Accountable AI in Europe: Are We Ready for the Artificial Intelligence Act?


Bias Preservation in Machine Learning: The Legality of Fairness Metrics Under EU Non-Discrimination Law
The EU Commission recently published the Artificial Intelligence Act – the world’s first comprehensive framework to regulate AI. The new proposal has several provisions that require bias testing and monitoring. But is Europe ready for this task?

I will talk about how the normative idea and aim behind EU non-discrimination law is “substantive equality” and so to actively dismantle inequality. As we show this means that most fairness metrics clash with this idea because they freeze the status quo. But the status quo is not neutral.

We analysed 20 bias tests according to their compatibility with EU non-discrimination law and came up with a classification system (‘bias preserving’ and ‘bias transforming’ fairness metrics). We argue that the use of ‘bias preserving’ fairness metrics requires legal justification if used to make decisions about people in Europe. We instead recommend to use ‘bias transforming’ fairness metrics. ‘Bias preserving’ fairness metrics can still be used under certain circumstances, but the choice of metrics is not a neutral act and we have to be aware of the normative assumptions behind these metrics when deploying them in practice.

We provide concrete recommendations including a user-friendly checklist for choosing the most appropriate fairness metric for uses of machine learning and AI under EU non-discrimination law.


Professor Sandra Wachter is an Associate Professor and Senior Research Fellow focusing on law and ethics of AI, Big Data, and robotics as well as Internet regulation at the Oxford Internet Institute at the University of Oxford.

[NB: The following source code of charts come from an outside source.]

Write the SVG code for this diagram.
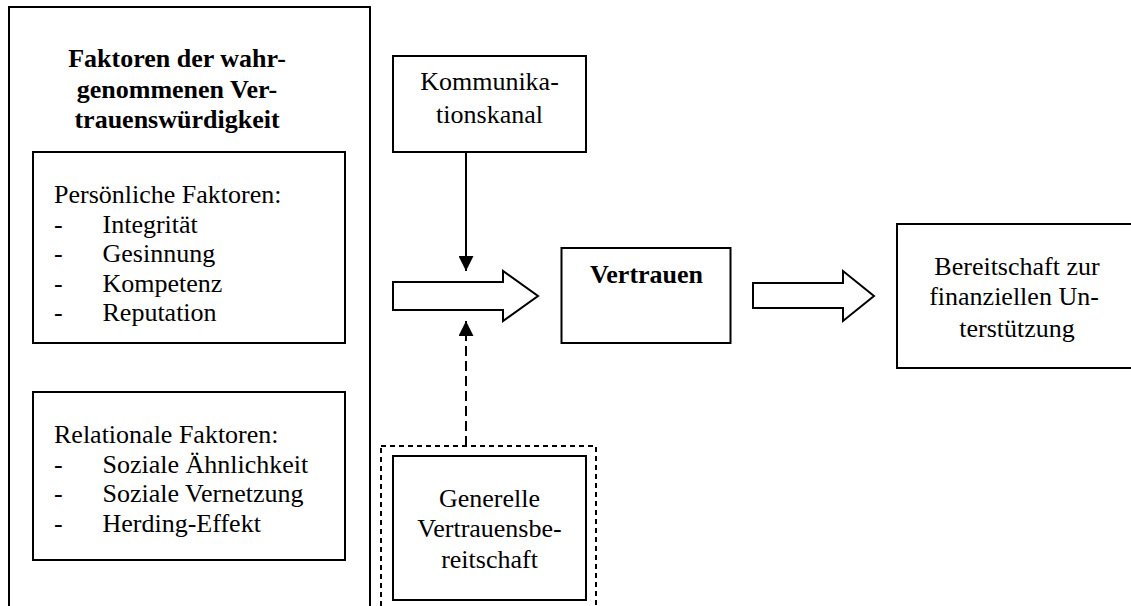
<svg xmlns="http://www.w3.org/2000/svg" width="1131" height="606" viewBox="0 0 1131 606">
<style>
.box{fill:#fff;stroke:#000;stroke-width:2}
.t{font-family:"Liberation Serif","Times New Roman",serif;font-size:26px;fill:#000}
.b{font-weight:bold;font-size:26px}
.c{text-anchor:middle}
.dash{fill:none;stroke:#000;stroke-width:2;stroke-dasharray:5 4}
.ln{stroke:#000;stroke-width:2;fill:none}
</style>
<defs>
<marker id="ah" viewBox="0 0 10 10" refX="10" refY="5" markerWidth="15" markerHeight="15" markerUnits="userSpaceOnUse" orient="auto">
<path d="M0,0 L10,5 L0,10 z" fill="#000"/>
</marker>
</defs>
<rect width="1131" height="606" fill="#fff"/>
<g id="faktoren">
<rect class="box" x="9" y="7" width="361" height="620"/>
<text class="t b c" x="177" y="67">Faktoren der wahr-</text>
<text class="t b c" x="177" y="98">genommenen Ver-</text>
<text class="t b c" x="177" y="128">trauenswürdigkeit</text>
</g>
<g id="persoenlich">
<rect class="box" x="33" y="152" width="312" height="191"/>
<text class="t" x="54" y="203">Persönliche Faktoren:</text>
<text class="t" x="54" y="232.5">-</text><text class="t" x="102.5" y="232.5">Integrität</text>
<text class="t" x="54" y="262">-</text><text class="t" x="102.5" y="262">Gesinnung</text>
<text class="t" x="54" y="291.5">-</text><text class="t" x="102.5" y="291.5">Kompetenz</text>
<text class="t" x="54" y="321">-</text><text class="t" x="102.5" y="321">Reputation</text>
</g>
<g id="relational">
<rect class="box" x="33" y="392" width="312" height="168"/>
<text class="t" x="54" y="443">Relationale Faktoren:</text>
<text class="t" x="54" y="472.5">-</text><text class="t" x="102.5" y="472.5">Soziale Ähnlichkeit</text>
<text class="t" x="54" y="502">-</text><text class="t" x="102.5" y="502">Soziale Vernetzung</text>
<text class="t" x="54" y="531.5">-</text><text class="t" x="102.5" y="531.5">Herding-Effekt</text>
</g>
<g id="kommunikation">
<rect class="box" x="393" y="56" width="193" height="96"/>
<text class="t c" x="489.5" y="90">Kommunika-</text>
<text class="t c" x="489.5" y="123">tionskanal</text>
</g>
<g id="vertrauen">
<rect class="box" x="561.5" y="248" width="169" height="95"/>
<text class="t b c" x="646.5" y="283">Vertrauen</text>
</g>
<g id="bereitschaft">
<rect class="box" x="897" y="224" width="260" height="144"/>
<text class="t c" x="1017" y="275">Bereitschaft zur</text>
<text class="t c" x="1014" y="305">finanziellen Un-</text>
<text class="t c" x="1017" y="337">terstützung</text>
</g>
<g id="generell">
<rect class="dash" x="381" y="446" width="215" height="180"/>
<rect class="box" x="393" y="456" width="193" height="144"/>
<text class="t c" x="489.5" y="507">Generelle</text>
<text class="t c" x="489.5" y="537">Vertrauensbe-</text>
<text class="t c" x="489.5" y="568">reitschaft</text>
</g>
<g id="connectors">
<line class="ln" x1="466" y1="152" x2="466" y2="271" marker-end="url(#ah)"/>
<line class="ln" x1="466" y1="446" x2="466" y2="321" stroke-dasharray="10 5" marker-end="url(#ah)"/>
<polygon class="box" points="393,282 503,282 503,271 538,296 503,321 503,310 393,310"/>
<polygon class="box" points="753,283 843,283 843,271 874,296 843,321 843,308 753,308"/>
</g>
</svg>
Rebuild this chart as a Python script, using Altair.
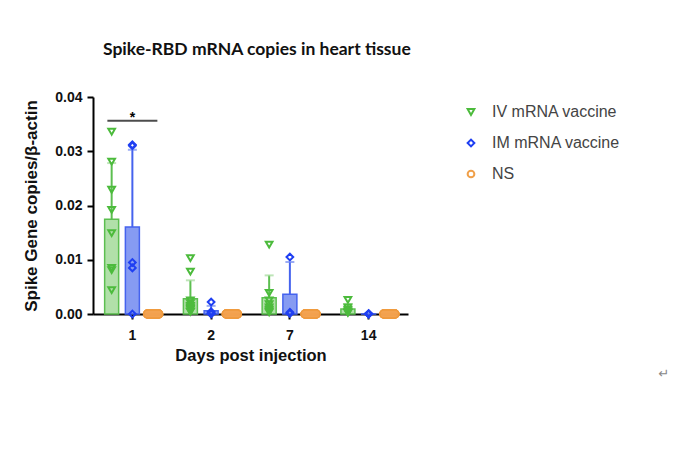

Professor Wachter is specialising in technology-, IP-, data protection and non-discrimination law as well as European-, International-, (online) human rights,- and medical law. Her current research focuses on the legal and ethical implications of AI, Big Data, and robotics as well as profiling, inferential analytics, explainable AI, algorithmic bias, diversity, and fairness, governmental surveillance, predictive policing, and human rights online. At the OII, Professor Sandra Wachter also coordinates the Governance of Emerging Technologies (GET) Research Programme that investigates legal, ethical, and technical aspects of AI, machine learning, and other emerging technologies. Professor Wachter is also a Fellow at the Alan Turing Institute in London, a Fellow of the World Economic Forum’s Global Futures Council on Values, Ethics and Innovation, a Faculty Associate at The Berkman Klein Center for Internet & Society at Harvard University, an Academic Affiliate at the Bonavero Institute of Human Rights at Oxford’s Law Faculty, a Member of the European Commission’s Expert Group on Autonomous Cars, a member of the Law Committee of the IEEE and a Member of the World Bank’s task force on access to justice and technology.